Community Residents are the Experts
We provide communities with tools to address safety challenges.
At the Center for Court Innovation, we believe community residents are the experts on their own neighborhoods and know best what needs to happen to achieve greater safety. Residents are also the engines that make things work. No matter how much evidence there is that a certain approach can provide results, if community members don’t buy in, it won’t work. Interventions need to be grounded in community-led information gathering to ensure that those most affected by poverty, crime, racism, and institutional neglect have a chance to define what safety means and how to best achieve it.

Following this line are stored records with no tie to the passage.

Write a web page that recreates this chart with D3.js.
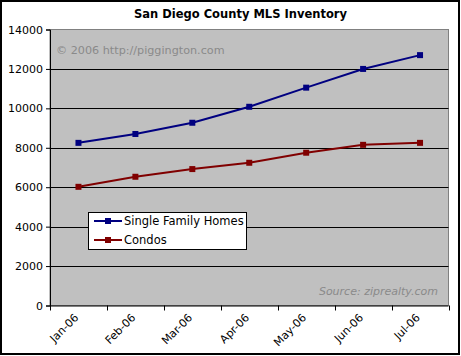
<!DOCTYPE html>
<html><head><meta charset="utf-8">
<script src="https://cdn.jsdelivr.net/npm/d3@7"></script>
<style>body{margin:0;background:#fff}svg{display:block}text{font-family:"DejaVu Sans",Verdana,sans-serif}</style>
</head><body>
<svg id="c" width="461" height="356"></svg>
<script>
const months = ["Jan-06","Feb-06","Mar-06","Apr-06","May-06","Jun-06","Jul-06"];
const singleFamily = [8250, 8700, 9270, 10080, 11050, 12000, 12700];
const condos = [6020, 6530, 6920, 7240, 7750, 8150, 8250];
const yTicks = [0,2000,4000,6000,8000,10000,12000,14000];
const seriesNames = ["Single Family Homes","Condos"];
const seriesColors = ["#000080","#800000"];

const svg = d3.select("#c");
const W=461,H=356;
const m={l:50,r:448.5,t:29.5,b:305.5};
svg.append("rect").attr("x",1).attr("y",1).attr("width",W-3).attr("height",H-3).attr("fill","#fff").attr("stroke","#000").attr("stroke-width",2);

const x = d3.scaleBand().domain(months).range([m.l,m.r]);
const y = d3.scaleLinear().domain([0,14000]).range([m.b,m.t]);

svg.append("rect").attr("x",m.l).attr("y",m.t).attr("width",m.r-m.l).attr("height",m.b-m.t).attr("fill","#c0c0c0").attr("stroke","#808080");

svg.append("g").selectAll("line").data(yTicks.slice(1,-1)).join("line")
 .attr("x1",m.l).attr("x2",m.r).attr("y1",d=>Math.round(y(d))+0.5).attr("y2",d=>Math.round(y(d))+0.5).attr("stroke","#000");

svg.append("text").attr("x",56).attr("y",54).attr("fill","#8a8a8a").attr("font-size",11.2).text("© 2006 http://piggington.com");
svg.append("text").attr("x",438).attr("y",295).attr("fill","#8a8a8a").attr("font-size",11).attr("font-style","italic").attr("text-anchor","end").text("Source: ziprealty.com");

// y axis
const ya = svg.append("g").attr("transform",`translate(${m.l},0)`).call(d3.axisLeft(y).tickValues(yTicks).tickFormat(d3.format("d")).tickSize(4).tickPadding(3));
ya.selectAll("text").attr("font-size",11).attr("fill","#000").style("font-family","DejaVu Sans");
ya.select(".domain").attr("stroke","#000");
// x axis
const xa = svg.append("g").attr("transform",`translate(0,${m.b})`);
xa.append("line").attr("x1",m.l).attr("x2",m.r).attr("y1",0.5).attr("y2",0.5).attr("stroke","#000");
const bounds = months.map(d=>x(d)).concat([m.r]);
xa.selectAll("line.t").data(bounds).join("line").attr("class","t").attr("x1",d=>Math.round(d)+0.5).attr("x2",d=>Math.round(d)+0.5).attr("y1",0).attr("y2",5).attr("stroke","#000");
xa.selectAll("text").data(months).join("text")
 .attr("transform",d=>`translate(${x(d)+x.bandwidth()/2-2},10) rotate(-45)`)
 .attr("text-anchor","end").attr("dy","0.35em").attr("font-size",11).text(d=>d);

const data=[singleFamily,condos];
const line=d3.line().x((d,i)=>x(months[i])+x.bandwidth()/2).y(d=>y(d));
data.forEach((s,k)=>{
  svg.append("path").attr("d",line(s)).attr("fill","none").attr("stroke",seriesColors[k]).attr("stroke-width",2);
  svg.append("g").selectAll("rect").data(s).join("rect")
   .attr("x",(d,i)=>x(months[i])+x.bandwidth()/2-3).attr("y",d=>y(d)-3).attr("width",6).attr("height",6).attr("fill",seriesColors[k]);
});

svg.append("text").attr("x",240.5).attr("y",18).attr("text-anchor","middle").attr("font-size",11.5).attr("font-weight","bold").text("San Diego County MLS Inventory");

// legend
const lg=svg.append("g");
lg.append("rect").attr("x",88.5).attr("y",212.5).attr("width",158).attr("height",37).attr("fill","#fff").attr("stroke","#000");
seriesNames.forEach((n,k)=>{
  const yy=221+k*19;
  lg.append("line").attr("x1",94).attr("x2",122).attr("y1",yy).attr("y2",yy).attr("stroke",seriesColors[k]).attr("stroke-width",2);
  lg.append("rect").attr("x",105).attr("y",yy-3).attr("width",6).attr("height",6).attr("fill",seriesColors[k]);
  lg.append("text").attr("x",124).attr("y",yy).attr("dy","0.35em").attr("font-size",11.5).text(n);
});
</script>
</body></html>
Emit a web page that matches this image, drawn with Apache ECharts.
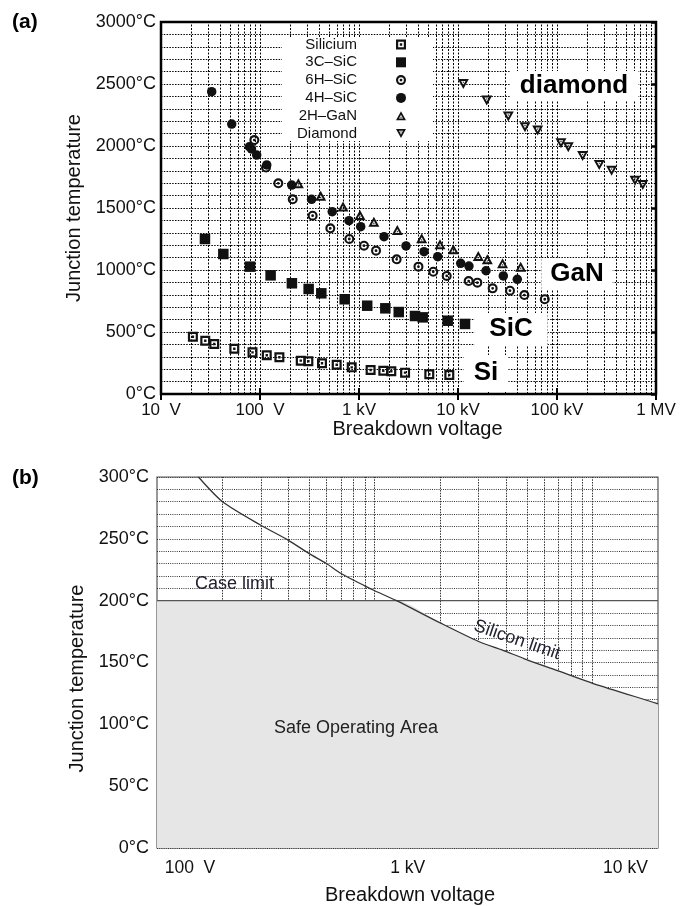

That’s why we start all initiatives by engaging residents in participatory justice research, a process of community-led investigation and idea generation that identifies issues facing a neighborhood and potential solutions. We furnish community members with the tools and support they need to find, access, and interpret relevant data to understand why the issues exist; assess the needs of their neighbors; and shape strategies to address local safety challenges. And because young people are often at the heart of community safety issues, we make a special point to fully involve young people, as well as justice-involved people and others who may face barriers to civic engagement.
Currently, we are engaging with residents in participatory research in the Rockaways and the South Bronx, where we are opening new justice centers. We will use the information gathered to strengthen our understanding of the local drivers of crime and violence, which in turn will help us identify new partners and resources, engage government and policymakers, and inform the creation of our programming for both young people and other community members.